## Supplied data:

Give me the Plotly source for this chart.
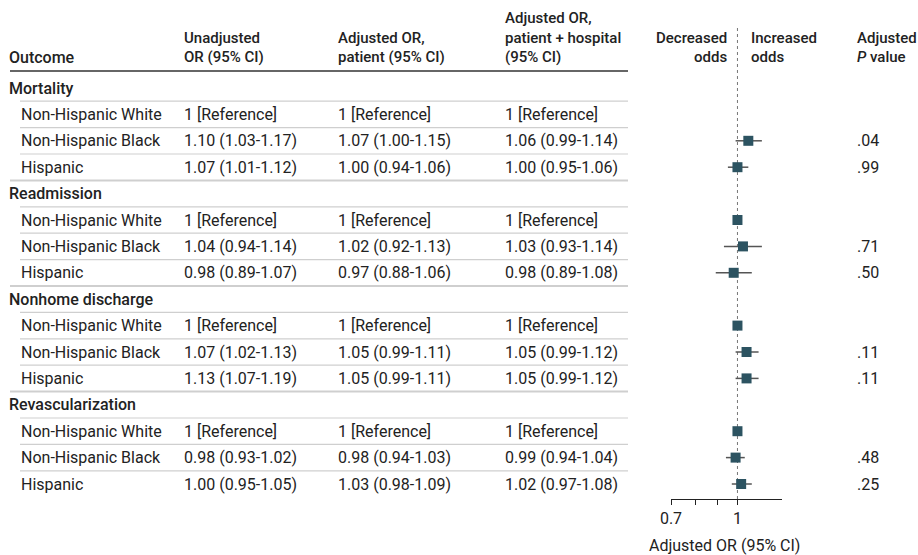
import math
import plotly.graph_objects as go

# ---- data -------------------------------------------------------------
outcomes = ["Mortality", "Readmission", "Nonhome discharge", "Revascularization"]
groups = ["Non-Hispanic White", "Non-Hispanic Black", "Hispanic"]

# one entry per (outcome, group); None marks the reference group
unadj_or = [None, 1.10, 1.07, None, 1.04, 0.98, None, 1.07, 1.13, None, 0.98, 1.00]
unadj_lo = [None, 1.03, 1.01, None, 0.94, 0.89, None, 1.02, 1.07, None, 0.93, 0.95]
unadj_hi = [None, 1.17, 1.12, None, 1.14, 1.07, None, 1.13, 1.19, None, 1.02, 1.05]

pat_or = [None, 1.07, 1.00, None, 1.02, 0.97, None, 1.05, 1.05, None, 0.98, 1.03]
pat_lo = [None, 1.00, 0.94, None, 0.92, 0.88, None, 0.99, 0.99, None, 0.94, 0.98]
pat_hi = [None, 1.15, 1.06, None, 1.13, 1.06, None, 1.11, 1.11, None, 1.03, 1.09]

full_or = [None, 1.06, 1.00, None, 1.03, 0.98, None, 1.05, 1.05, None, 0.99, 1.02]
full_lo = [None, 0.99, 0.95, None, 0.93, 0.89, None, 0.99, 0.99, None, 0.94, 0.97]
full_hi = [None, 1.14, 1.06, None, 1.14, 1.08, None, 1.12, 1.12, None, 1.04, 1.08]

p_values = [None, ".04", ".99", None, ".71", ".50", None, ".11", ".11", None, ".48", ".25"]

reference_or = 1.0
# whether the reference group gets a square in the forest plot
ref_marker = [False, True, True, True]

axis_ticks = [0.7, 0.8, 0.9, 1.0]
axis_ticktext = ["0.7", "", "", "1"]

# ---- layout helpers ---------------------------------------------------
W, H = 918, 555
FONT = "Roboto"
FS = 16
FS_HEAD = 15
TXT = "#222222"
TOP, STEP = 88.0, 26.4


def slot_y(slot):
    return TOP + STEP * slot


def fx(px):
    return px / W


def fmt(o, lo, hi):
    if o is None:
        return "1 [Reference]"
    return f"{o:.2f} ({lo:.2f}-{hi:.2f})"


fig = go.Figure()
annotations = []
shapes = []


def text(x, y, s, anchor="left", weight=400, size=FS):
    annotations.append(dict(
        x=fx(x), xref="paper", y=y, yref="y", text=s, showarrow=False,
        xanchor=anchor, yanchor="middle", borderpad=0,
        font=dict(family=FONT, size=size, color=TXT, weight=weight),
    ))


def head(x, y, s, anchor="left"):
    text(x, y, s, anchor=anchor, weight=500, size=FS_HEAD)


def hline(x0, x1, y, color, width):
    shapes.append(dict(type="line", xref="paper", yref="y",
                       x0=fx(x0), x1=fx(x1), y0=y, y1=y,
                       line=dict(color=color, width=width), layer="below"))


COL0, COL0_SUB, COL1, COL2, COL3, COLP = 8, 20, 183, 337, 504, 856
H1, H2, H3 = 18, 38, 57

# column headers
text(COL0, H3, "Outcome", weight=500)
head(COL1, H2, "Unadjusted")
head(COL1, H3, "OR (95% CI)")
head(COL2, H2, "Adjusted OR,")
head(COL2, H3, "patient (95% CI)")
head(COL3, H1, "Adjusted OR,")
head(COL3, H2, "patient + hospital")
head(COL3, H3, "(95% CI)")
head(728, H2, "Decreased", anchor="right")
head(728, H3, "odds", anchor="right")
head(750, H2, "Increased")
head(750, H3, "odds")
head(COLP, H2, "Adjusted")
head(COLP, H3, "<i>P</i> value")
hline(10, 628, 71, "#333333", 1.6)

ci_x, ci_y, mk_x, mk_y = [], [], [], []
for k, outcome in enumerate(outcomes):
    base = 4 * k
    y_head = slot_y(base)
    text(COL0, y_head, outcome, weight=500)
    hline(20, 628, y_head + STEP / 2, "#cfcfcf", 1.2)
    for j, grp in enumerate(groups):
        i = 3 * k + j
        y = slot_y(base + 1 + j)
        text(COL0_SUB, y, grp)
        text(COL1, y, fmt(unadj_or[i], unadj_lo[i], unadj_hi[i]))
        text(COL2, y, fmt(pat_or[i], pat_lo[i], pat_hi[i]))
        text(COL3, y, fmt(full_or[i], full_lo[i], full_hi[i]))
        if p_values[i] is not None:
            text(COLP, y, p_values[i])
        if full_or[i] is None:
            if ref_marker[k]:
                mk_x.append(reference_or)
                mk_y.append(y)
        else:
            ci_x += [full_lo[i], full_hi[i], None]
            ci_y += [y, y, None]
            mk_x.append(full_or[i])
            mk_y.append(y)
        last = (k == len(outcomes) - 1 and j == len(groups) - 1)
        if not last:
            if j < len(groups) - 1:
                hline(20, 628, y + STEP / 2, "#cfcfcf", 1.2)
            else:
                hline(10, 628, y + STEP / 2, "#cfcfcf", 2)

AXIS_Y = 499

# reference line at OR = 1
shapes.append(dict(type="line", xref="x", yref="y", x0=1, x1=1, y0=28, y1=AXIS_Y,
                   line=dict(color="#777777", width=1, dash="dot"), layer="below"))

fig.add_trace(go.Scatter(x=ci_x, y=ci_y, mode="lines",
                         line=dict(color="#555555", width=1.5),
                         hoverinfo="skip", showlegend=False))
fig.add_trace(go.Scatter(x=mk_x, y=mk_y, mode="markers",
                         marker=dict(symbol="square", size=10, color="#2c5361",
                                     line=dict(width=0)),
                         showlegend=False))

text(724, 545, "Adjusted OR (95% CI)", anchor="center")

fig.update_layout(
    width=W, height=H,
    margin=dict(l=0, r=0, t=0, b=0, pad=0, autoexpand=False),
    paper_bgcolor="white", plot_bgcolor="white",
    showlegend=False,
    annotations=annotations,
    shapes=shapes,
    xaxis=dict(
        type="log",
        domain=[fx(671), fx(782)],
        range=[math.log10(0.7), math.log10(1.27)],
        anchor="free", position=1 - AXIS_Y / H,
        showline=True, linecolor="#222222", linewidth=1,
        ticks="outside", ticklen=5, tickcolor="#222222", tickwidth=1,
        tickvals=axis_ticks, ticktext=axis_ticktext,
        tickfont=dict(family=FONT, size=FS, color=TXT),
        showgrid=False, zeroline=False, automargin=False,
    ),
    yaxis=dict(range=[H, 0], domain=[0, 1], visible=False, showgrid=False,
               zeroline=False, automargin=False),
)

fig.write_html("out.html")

## Stated task:
Without including any picture, repeat the data exactly.

## Written response:
Give me the Plotly source for this chart.
import math
import plotly.graph_objects as go

# ---- data -------------------------------------------------------------
outcomes = ["Mortality", "Readmission", "Nonhome discharge", "Revascularization"]
groups = ["Non-Hispanic White", "Non-Hispanic Black", "Hispanic"]

# one entry per (outcome, group); None marks the reference group
unadj_or = [None, 1.10, 1.07, None, 1.04, 0.98, None, 1.07, 1.13, None, 0.98, 1.00]
unadj_lo = [None, 1.03, 1.01, None, 0.94, 0.89, None, 1.02, 1.07, None, 0.93, 0.95]
unadj_hi = [None, 1.17, 1.12, None, 1.14, 1.07, None, 1.13, 1.19, None, 1.02, 1.05]

pat_or = [None, 1.07, 1.00, None, 1.02, 0.97, None, 1.05, 1.05, None, 0.98, 1.03]
pat_lo = [None, 1.00, 0.94, None, 0.92, 0.88, None, 0.99, 0.99, None, 0.94, 0.98]
pat_hi = [None, 1.15, 1.06, None, 1.13, 1.06, None, 1.11, 1.11, None, 1.03, 1.09]

full_or = [None, 1.06, 1.00, None, 1.03, 0.98, None, 1.05, 1.05, None, 0.99, 1.02]
full_lo = [None, 0.99, 0.95, None, 0.93, 0.89, None, 0.99, 0.99, None, 0.94, 0.97]
full_hi = [None, 1.14, 1.06, None, 1.14, 1.08, None, 1.12, 1.12, None, 1.04, 1.08]

p_values = [None, ".04", ".99", None, ".71", ".50", None, ".11", ".11", None, ".48", ".25"]

reference_or = 1.0
# whether the reference group gets a square in the forest plot
ref_marker = [False, True, True, True]

axis_ticks = [0.7, 0.8, 0.9, 1.0]
axis_ticktext = ["0.7", "", "", "1"]

# ---- layout helpers ---------------------------------------------------
W, H = 918, 555
FONT = "Roboto"
FS = 16
FS_HEAD = 15
TXT = "#222222"
TOP, STEP = 88.0, 26.4


def slot_y(slot):
    return TOP + STEP * slot


def fx(px):
    return px / W


def fmt(o, lo, hi):
    if o is None:
        return "1 [Reference]"
    return f"{o:.2f} ({lo:.2f}-{hi:.2f})"


fig = go.Figure()
annotations = []
shapes = []


def text(x, y, s, anchor="left", weight=400, size=FS):
    annotations.append(dict(
        x=fx(x), xref="paper", y=y, yref="y", text=s, showarrow=False,
        xanchor=anchor, yanchor="middle", borderpad=0,
        font=dict(family=FONT, size=size, color=TXT, weight=weight),
    ))


def head(x, y, s, anchor="left"):
    text(x, y, s, anchor=anchor, weight=500, size=FS_HEAD)


def hline(x0, x1, y, color, width):
    shapes.append(dict(type="line", xref="paper", yref="y",
                       x0=fx(x0), x1=fx(x1), y0=y, y1=y,
                       line=dict(color=color, width=width), layer="below"))


COL0, COL0_SUB, COL1, COL2, COL3, COLP = 8, 20, 183, 337, 504, 856
H1, H2, H3 = 18, 38, 57

# column headers
text(COL0, H3, "Outcome", weight=500)
head(COL1, H2, "Unadjusted")
head(COL1, H3, "OR (95% CI)")
head(COL2, H2, "Adjusted OR,")
head(COL2, H3, "patient (95% CI)")
head(COL3, H1, "Adjusted OR,")
head(COL3, H2, "patient + hospital")
head(COL3, H3, "(95% CI)")
head(728, H2, "Decreased", anchor="right")
head(728, H3, "odds", anchor="right")
head(750, H2, "Increased")
head(750, H3, "odds")
head(COLP, H2, "Adjusted")
head(COLP, H3, "<i>P</i> value")
hline(10, 628, 71, "#333333", 1.6)

ci_x, ci_y, mk_x, mk_y = [], [], [], []
for k, outcome in enumerate(outcomes):
    base = 4 * k
    y_head = slot_y(base)
    text(COL0, y_head, outcome, weight=500)
    hline(20, 628, y_head + STEP / 2, "#cfcfcf", 1.2)
    for j, grp in enumerate(groups):
        i = 3 * k + j
        y = slot_y(base + 1 + j)
        text(COL0_SUB, y, grp)
        text(COL1, y, fmt(unadj_or[i], unadj_lo[i], unadj_hi[i]))
        text(COL2, y, fmt(pat_or[i], pat_lo[i], pat_hi[i]))
        text(COL3, y, fmt(full_or[i], full_lo[i], full_hi[i]))
        if p_values[i] is not None:
            text(COLP, y, p_values[i])
        if full_or[i] is None:
            if ref_marker[k]:
                mk_x.append(reference_or)
                mk_y.append(y)
        else:
            ci_x += [full_lo[i], full_hi[i], None]
            ci_y += [y, y, None]
            mk_x.append(full_or[i])
            mk_y.append(y)
        last = (k == len(outcomes) - 1 and j == len(groups) - 1)
        if not last:
            if j < len(groups) - 1:
                hline(20, 628, y + STEP / 2, "#cfcfcf", 1.2)
            else:
                hline(10, 628, y + STEP / 2, "#cfcfcf", 2)

AXIS_Y = 499

# reference line at OR = 1
shapes.append(dict(type="line", xref="x", yref="y", x0=1, x1=1, y0=28, y1=AXIS_Y,
                   line=dict(color="#777777", width=1, dash="dot"), layer="below"))

fig.add_trace(go.Scatter(x=ci_x, y=ci_y, mode="lines",
                         line=dict(color="#555555", width=1.5),
                         hoverinfo="skip", showlegend=False))
fig.add_trace(go.Scatter(x=mk_x, y=mk_y, mode="markers",
                         marker=dict(symbol="square", size=10, color="#2c5361",
                                     line=dict(width=0)),
                         showlegend=False))

text(724, 545, "Adjusted OR (95% CI)", anchor="center")

fig.update_layout(
    width=W, height=H,
    margin=dict(l=0, r=0, t=0, b=0, pad=0, autoexpand=False),
    paper_bgcolor="white", plot_bgcolor="white",
    showlegend=False,
    annotations=annotations,
    shapes=shapes,
    xaxis=dict(
        type="log",
        domain=[fx(671), fx(782)],
        range=[math.log10(0.7), math.log10(1.27)],
        anchor="free", position=1 - AXIS_Y / H,
        showline=True, linecolor="#222222", linewidth=1,
        ticks="outside", ticklen=5, tickcolor="#222222", tickwidth=1,
        tickvals=axis_ticks, ticktext=axis_ticktext,
        tickfont=dict(family=FONT, size=FS, color=TXT),
        showgrid=False, zeroline=False, automargin=False,
    ),
    yaxis=dict(range=[H, 0], domain=[0, 1], visible=False, showgrid=False,
               zeroline=False, automargin=False),
)

fig.write_html("out.html")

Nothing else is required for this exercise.